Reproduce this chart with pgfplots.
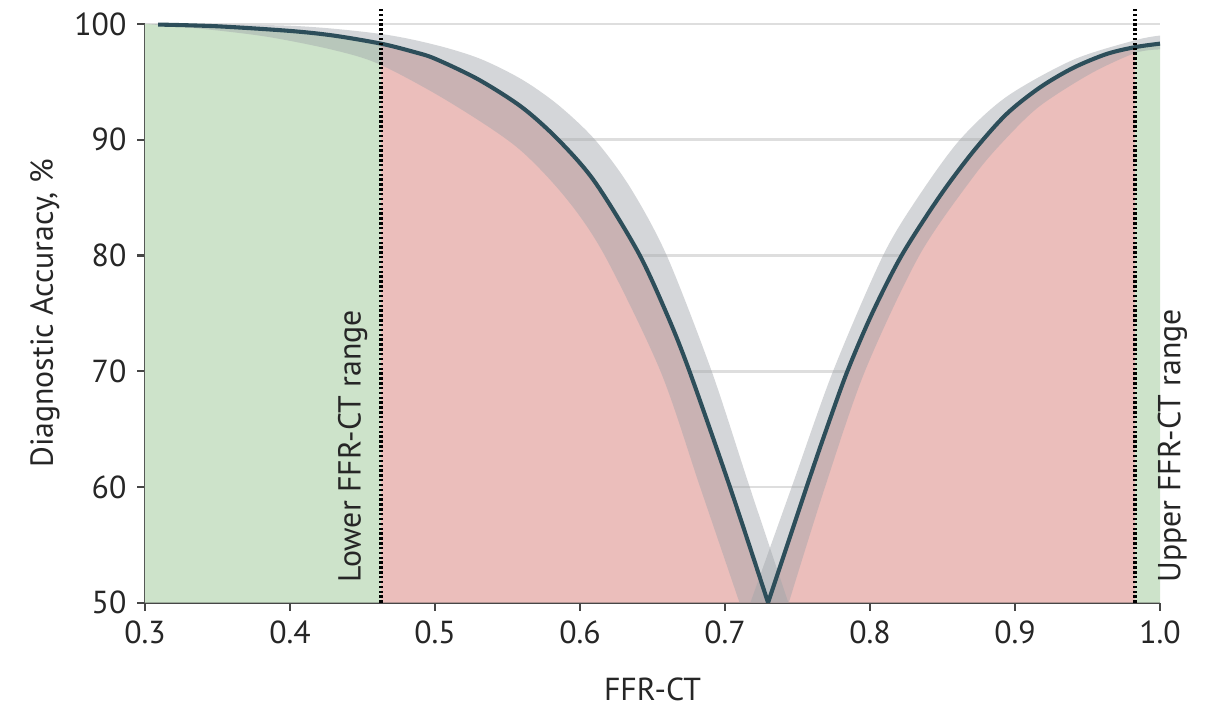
\documentclass[border=0pt]{standalone}
\usepackage{pgfplots}
\pgfplotsset{compat=1.18}
\usepgfplotslibrary{fillbetween}
\usepackage{fontspec}
\setmainfont{PT Sans}
\definecolor{fgreen}{RGB}{205,227,202}
\definecolor{fred}{RGB}{235,190,187}
\definecolor{bandc}{RGB}{160,165,170}
\definecolor{curve}{RGB}{45,78,90}
\definecolor{gridc}{RGB}{222,222,222}
\definecolor{axc}{RGB}{70,70,70}
\newcommand{\lblfont}{\fontsize{10.5}{12}\selectfont}
\begin{document}
\begin{tikzpicture}
\begin{axis}[
  scale only axis, width=335pt, height=191pt,
  xmin=0.3, xmax=1.0, ymin=50, ymax=100,
  axis x line*=bottom, axis y line*=left,
  axis line style={-, draw=axc, line width=0.7pt},
  xtick={0.3,0.4,0.5,0.6,0.7,0.8,0.9,1.0},
  xticklabels={0.3,0.4,0.5,0.6,0.7,0.8,0.9,1.0},
  ytick={50,60,70,80,90,100},
  tick align=outside, major tick length=2.6pt,
  tick style={draw=axc, line width=0.7pt},
  ymajorgrids, grid style={draw=gridc, line width=0.9pt},
  clip=false,
  /pgf/number format/assume math mode=true,
  tick label style={font=\lblfont, text=black!85},
  label style={font=\lblfont, text=black!85},
  xlabel={FFR-CT}, ylabel={Diagnostic Accuracy, \%},
  xlabel style={at={(axis description cs:0.5,-0.15)}, anchor=center},
  ylabel style={at={(axis description cs:-0.0985,0.5)}, anchor=center},
]
% base segments at y = 50
\addplot[name path=b1, draw=none] coordinates {(0.3,50) (0.4628,50)};
\addplot[name path=b2, draw=none] coordinates {(0.4628,50) (0.7297,50)};
\addplot[name path=b3, draw=none] coordinates {(0.7297,50) (0.9828,50)};
\addplot[name path=b4, draw=none] coordinates {(0.9828,50) (1.0,50)};
% curve pieces for the coloured regions
\addplot[name path=LLg, draw=none, smooth] coordinates {
(0.3,100) (0.309,99.95) (0.35,99.8) (0.40,99.4) (0.43,99.0) (0.4628,98.3)};
\addplot[name path=LLr, draw=none, smooth] coordinates {
(0.4628,98.3) (0.485,97.6) (0.50,97.0) (0.53,95.2) (0.56,92.8) (0.585,90.0) (0.61,86.4) (0.64,80.3)
(0.66,74.9) (0.6755,70.0) (0.7034,60.0) (0.7297,50.0)};
\addplot[name path=LRr, draw=none, smooth] coordinates {
(0.7297,50.0) (0.7563,60.0) (0.7697,64.9) (0.7844,70.0) (0.8015,75.0) (0.8218,80.0) (0.848,85.1)
(0.8713,89.0) (0.894,92.2) (0.917,94.5) (0.940,96.2) (0.963,97.4) (0.9828,98.0)};
\addplot[name path=LRg, draw=none, smooth] coordinates {(0.9828,98.0) (1.0,98.3)};
\addplot[fill=fgreen, draw=none] fill between[of=LLg and b1];
\addplot[fill=fred, draw=none] fill between[of=LLr and b2];
\addplot[fill=fred, draw=none] fill between[of=LRr and b3];
\addplot[fill=fgreen, draw=none] fill between[of=LRg and b4];
% confidence band, left branch
\addplot[name path=BLlo, draw=none, smooth] coordinates {
(0.30,100) (0.338,99.6) (0.384,98.9) (0.43,97.75) (0.462,96.5) (0.508,93.4) (0.556,89.4)
(0.590,85.0) (0.617,80.0) (0.6555,70.0) (0.6828,60.0) (0.710,50.0)};
\addplot[name path=BLup, draw=none, smooth] coordinates {
(0.30,100) (0.40,99.85) (0.462,99.15) (0.50,98.2) (0.531,97.0) (0.56,95.2) (0.585,93.0)
(0.6103,90.0) (0.6345,85.9) (0.6598,80.0) (0.6908,70.0) (0.717,60.0) (0.7437,50.0)};
\addplot[fill=bandc, fill opacity=0.45, draw=none] fill between[of=BLlo and BLup];
% confidence band, right branch
\addplot[name path=BRup, draw=none, smooth] coordinates {
(0.7175,50.0) (0.746,60.0) (0.7745,70.0) (0.809,80.0) (0.834,85.2) (0.862,90.0) (0.894,93.7)
(0.940,96.9) (0.983,98.6) (1.0,99.0)};
\addplot[name path=BRlo, draw=none, smooth] coordinates {
(0.744,50.0) (0.769,60.0) (0.7965,70.0) (0.834,80.0) (0.8713,86.8) (0.893,90.0) (0.917,92.9)
(0.952,95.7) (0.983,97.5) (1.0,97.8)};
\addplot[fill=bandc, fill opacity=0.45, draw=none] fill between[of=BRup and BRlo];
% main curve
\addplot[draw=curve, line width=1.35pt, smooth] coordinates {
(0.309,99.95) (0.35,99.8) (0.40,99.4) (0.43,99.0) (0.4628,98.3) (0.485,97.6) (0.50,97.0)
(0.53,95.2) (0.56,92.8) (0.585,90.0) (0.61,86.4) (0.64,80.3) (0.66,74.9) (0.6755,70.0)
(0.7034,60.0) (0.7297,50.0)};
\addplot[draw=curve, line width=1.35pt, smooth] coordinates {
(0.7297,50.0) (0.7563,60.0) (0.7697,64.9) (0.7844,70.0) (0.8015,75.0) (0.8218,80.0) (0.848,85.1)
(0.8713,89.0) (0.894,92.2) (0.917,94.5) (0.940,96.2) (0.963,97.4) (0.9828,98.0) (1.0,98.3)};
% dotted range lines
\addplot[draw=black, line width=1.05pt, dash pattern=on 0.8pt off 0.8pt] coordinates {(0.4628,50) (0.4628,101.47)};
\addplot[draw=black, line width=1.05pt, dash pattern=on 0.8pt off 0.8pt] coordinates {(0.9828,50) (0.9828,101.47)};
\node[rotate=90, anchor=south west, inner sep=0pt, font=\lblfont, text=black!85] at (axis cs:0.4538,51.7) {Lower FFR-CT range};
\node[rotate=90, anchor=north west, inner sep=0pt, font=\lblfont, text=black!85] at (axis cs:0.998,51.7) {Upper FFR-CT range};
\coordinate (bbl) at (rel axis cs:-0.14286,-0.18653);
\coordinate (btr) at (rel axis cs:1.05517,1.04145);
\end{axis}
\pgfresetboundingbox
\path[use as bounding box] (bbl) rectangle (btr);
\end{tikzpicture}
\end{document}
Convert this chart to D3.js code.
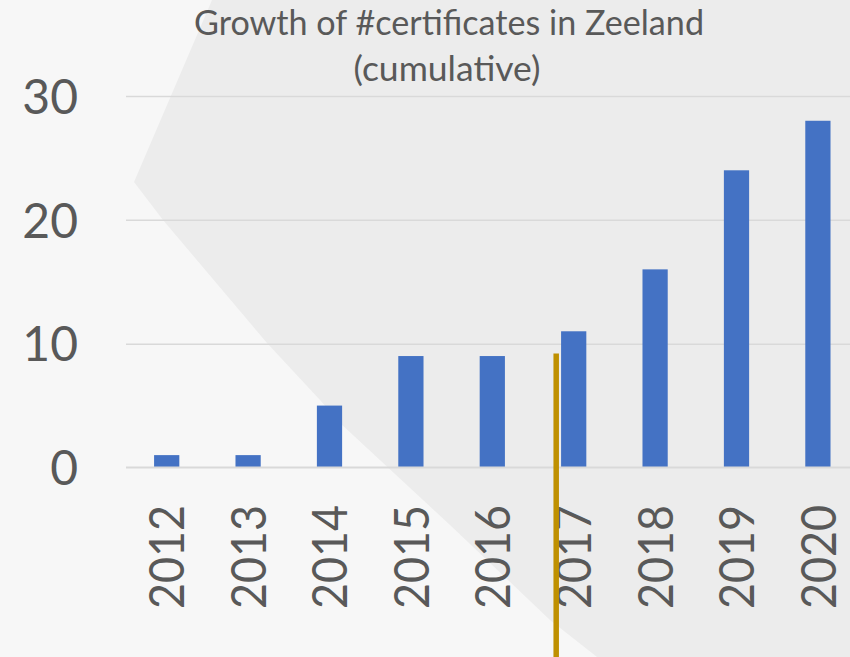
<!DOCTYPE html>
<html>
<head>
<meta charset="utf-8">
<script src="https://cdn.jsdelivr.net/npm/d3@7"></script>
<style>
  html, body { margin: 0; padding: 0; background: #f7f7f7; overflow: hidden; }
  svg { display: block; }
</style>
</head>
<body>
<svg id="chart" width="850" height="657"></svg>
<script>
// ---- data ----
const years = ["2012", "2013", "2014", "2015", "2016", "2017", "2018", "2019", "2020"];
const certificates = [1, 1, 5, 9, 9, 11, 16, 24, 28];
const yTicks = [0, 10, 20, 30];
const titleLines = ["Growth of #certificates in Zeeland", "(cumulative)"];
// annotation: vertical marker line just before the 2017 bar
const markerYear = "2017";
const markerValue = 9.2;

// ---- layout ----
const W = 850, H = 657;
const plotLeft = 126, step = 81.4;
const y0 = 467.5, y30 = 96;
const textColor = "#595959";
const font = "Lato, 'Open Sans', sans-serif";

const svg = d3.select("#chart");

// background decoration
const bgShape = [[212,0],[134,182],[163,220],[267,343],[320,400],[340,423],[450,525],[550,620],[597,657],[850,657],[850,0]];
svg.append("rect").attr("width", W).attr("height", H).attr("fill", "#f7f7f7");
svg.append("path")
  .attr("d", d3.line().curve(d3.curveLinear)(bgShape) + "Z")
  .attr("fill", "#ececec");

const x = d3.scaleBand()
  .domain(years)
  .range([plotLeft, plotLeft + step * years.length])
  .paddingInner(0.69)
  .paddingOuter(0.345);

const y = d3.scaleLinear().domain([0, 30]).range([y0, y30]);

// y axis with gridlines
const yAxis = svg.append("g")
  .attr("transform", `translate(${plotLeft},0)`)
  .call(d3.axisLeft(y).tickValues(yTicks).tickSize(-(W - plotLeft)).tickPadding(48).tickFormat(d3.format("d")));
yAxis.select(".domain").remove();
yAxis.selectAll(".tick line")
  .attr("stroke", "#d9d9d9")
  .attr("stroke-width", d => d === 0 ? 0 : 1.5);
yAxis.selectAll(".tick text")
  .attr("fill", textColor)
  .style("font-family", font)
  .style("font-size", "48px")
  .attr("dy", "0.36em");

// bars
svg.append("g").selectAll("rect")
  .data(years.map((yr, i) => ({ yr, v: certificates[i] })))
  .join("rect")
  .attr("x", d => x(d.yr))
  .attr("width", x.bandwidth())
  .attr("y", d => y(d.v))
  .attr("height", d => y(0) - y(d.v))
  .attr("fill", "#4472c4");

// x axis
const xAxis = svg.append("g")
  .attr("transform", `translate(0,${y0})`)
  .call(d3.axisBottom(x).tickSize(0));
xAxis.select(".domain")
  .attr("stroke", "#d9d9d9")
  .attr("stroke-width", 2)
  .attr("d", `M${plotLeft},0H${W}`);
xAxis.selectAll(".tick text")
  .attr("fill", textColor)
  .style("font-family", font)
  .style("font-size", "49px")
  .attr("textLength", 104)
  .attr("lengthAdjust", "spacingAndGlyphs")
  .attr("text-anchor", "end")
  .attr("transform", "rotate(-90)")
  .attr("x", -37.5)
  .attr("y", 0)
  .attr("dy", "0.36em");

// marker line
const mx = x(markerYear) - x.step() * 0.06;
svg.append("line")
  .attr("x1", mx).attr("x2", mx)
  .attr("y1", y(markerValue)).attr("y2", H)
  .attr("stroke", "#bf9000")
  .attr("stroke-width", 5.5);

// title
const title = svg.append("g")
  .attr("fill", textColor)
  .style("font-family", font)
  .style("font-size", "34px");
title.append("text")
  .attr("x", 449).attr("y", 35)
  .attr("text-anchor", "middle")
  .attr("textLength", 510)
  .attr("lengthAdjust", "spacingAndGlyphs")
  .text(titleLines[0]);
title.append("text")
  .attr("x", 447).attr("y", 81)
  .attr("text-anchor", "middle")
  .attr("textLength", 187)
  .attr("lengthAdjust", "spacingAndGlyphs")
  .text(titleLines[1]);
</script>
</body>
</html>
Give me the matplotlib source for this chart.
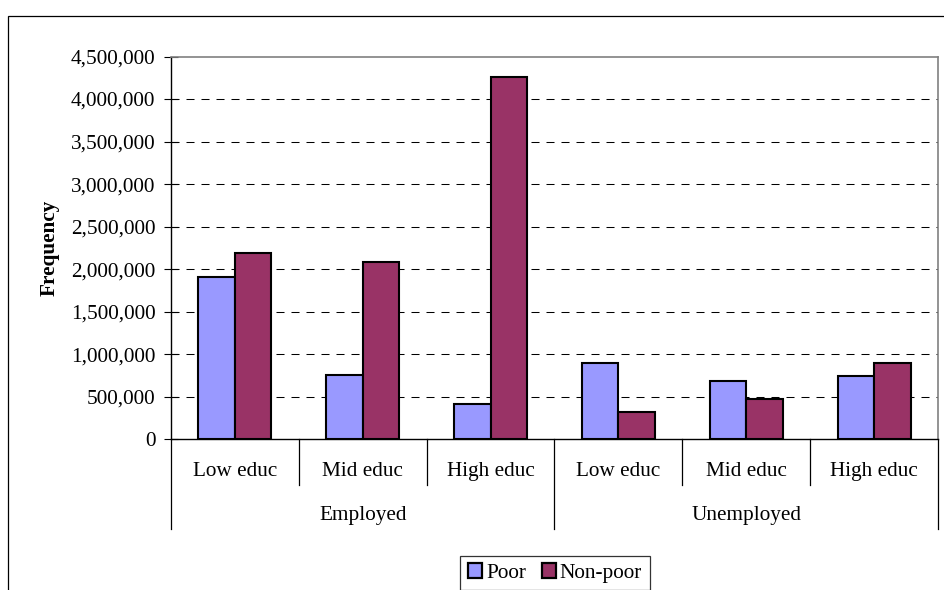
import matplotlib
matplotlib.use("Agg")
import matplotlib.pyplot as plt
from matplotlib.patches import Rectangle, Patch
from matplotlib.lines import Line2D
from matplotlib.ticker import FuncFormatter

# ---- data ----
groups = ["Employed", "Unemployed"]
levels = ["Low educ", "Mid educ", "High educ"]
series_names = ["Poor", "Non-poor"]
poor = [1908000, 751000, 414000, 892000, 681000, 744000]
nonpoor = [2187000, 2081000, 4262000, 322000, 478000, 892000]
yticks = [0, 500000, 1000000, 1500000, 2000000, 2500000, 3000000,
          3500000, 4000000, 4500000]

colors = ["#9999FF", "#993366"]

plt.rcParams['font.family'] = ['Liberation Serif', 'DejaVu Serif']
FS = 15.3

W, H = 945, 590
fig = plt.figure(figsize=(W / 100, H / 100), dpi=100)

# plot-area in pixel coordinates
px_left, px_right, px_top, px_bottom = 171, 938, 56.5, 439.3
ax = fig.add_axes([px_left / W, 1 - px_bottom / H,
                   (px_right - px_left) / W, (px_bottom - px_top) / H])

ncat = len(poor)
bw = 1 / 3.5
xs = list(range(ncat))
ax.bar([x - bw / 2 for x in xs], poor, width=bw, color=colors[0],
       edgecolor="black", linewidth=1.5, zorder=3)
ax.bar([x + bw / 2 for x in xs], nonpoor, width=bw, color=colors[1],
       edgecolor="black", linewidth=1.5, zorder=3)

ax.set_xlim(-0.5, ncat - 0.5)
ax.set_ylim(yticks[0], yticks[-1])
ax.set_yticks(yticks)
ax.yaxis.set_major_formatter(FuncFormatter(lambda v, p: f"{int(v):,}"))
ax.tick_params(axis="y", direction="inout", length=9.4, width=0.8,
               pad=6.5, labelsize=FS, colors="black")
ax.set_xticks([])

for t in yticks[1:-1]:
    ax.axhline(t, color="black", linewidth=0.75,
               linestyle=(0, (7.7, 6.7)), zorder=1)

for s in ["left", "bottom"]:
    ax.spines[s].set_color("black")
    ax.spines[s].set_linewidth(1.0)
for s in ["top", "right"]:
    ax.spines[s].set_color("#808080")
    ax.spines[s].set_linewidth(1.2)

ax.set_ylabel("Frequency", fontsize=FS, fontweight="bold", labelpad=8)

# multi-level category axis
ph = px_bottom - px_top
def ay(px):
    return (px_bottom - px) / ph

tr = ax.get_xaxis_transform()
all_levels = [lv for g in groups for lv in levels]
for i, lv in enumerate(all_levels):
    ax.text(i, ay(471.5), lv, transform=tr, ha="center", va="center",
            fontsize=FS, clip_on=False)
n_lv = len(levels)
for gi, g in enumerate(groups):
    center = gi * n_lv + (n_lv - 1) / 2
    ax.text(center, ay(515.5), g, transform=tr, ha="center", va="center",
            fontsize=FS, clip_on=False)
for b in range(ncat + 1):
    xb = b - 0.5
    y_end = ay(529) if b % n_lv == 0 else ay(485)
    ax.add_line(Line2D([xb, xb], [0, y_end], transform=tr, color="black",
                       linewidth=0.9, clip_on=False))

# legend
handles = [Patch(facecolor=c, edgecolor="black", linewidth=1.6) for c in colors]
leg = fig.legend(handles, series_names, loc="upper center",
                 bbox_to_anchor=(555 / W, 1 - 556 / H), ncol=2,
                 prop={"family": ["Liberation Serif", "DejaVu Serif"], "size": FS},
                 frameon=True, fancybox=False, shadow=False,
                 handlelength=0.65, handleheight=0.65, handletextpad=0.2,
                 columnspacing=0.75, borderpad=0.35, borderaxespad=0)
leg.get_frame().set_edgecolor("black")
leg.get_frame().set_linewidth(0.9)

# outer chart border (extends past the right/bottom edge)
fig.patches.append(Rectangle((8 / W, -0.1), 1.2, (1 - 16 / H) + 0.1,
                             transform=fig.transFigure, fill=False,
                             edgecolor="black", linewidth=0.9))

fig.savefig("out.png", dpi=100)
-------------------------
### EXERCISE DESCRIPTION
Your job is to reproduce the lines from the one with "Give me the matplotlib source for this chart." through the one with "from matplotlib.ticker import FuncFormatter", both kept, exactly as they are. Leave out the pictures.

### EXERCISE OUTPUT
Give me the matplotlib source for this chart.
import matplotlib
matplotlib.use("Agg")
import matplotlib.pyplot as plt
from matplotlib.patches import Rectangle, Patch
from matplotlib.lines import Line2D
from matplotlib.ticker import FuncFormatter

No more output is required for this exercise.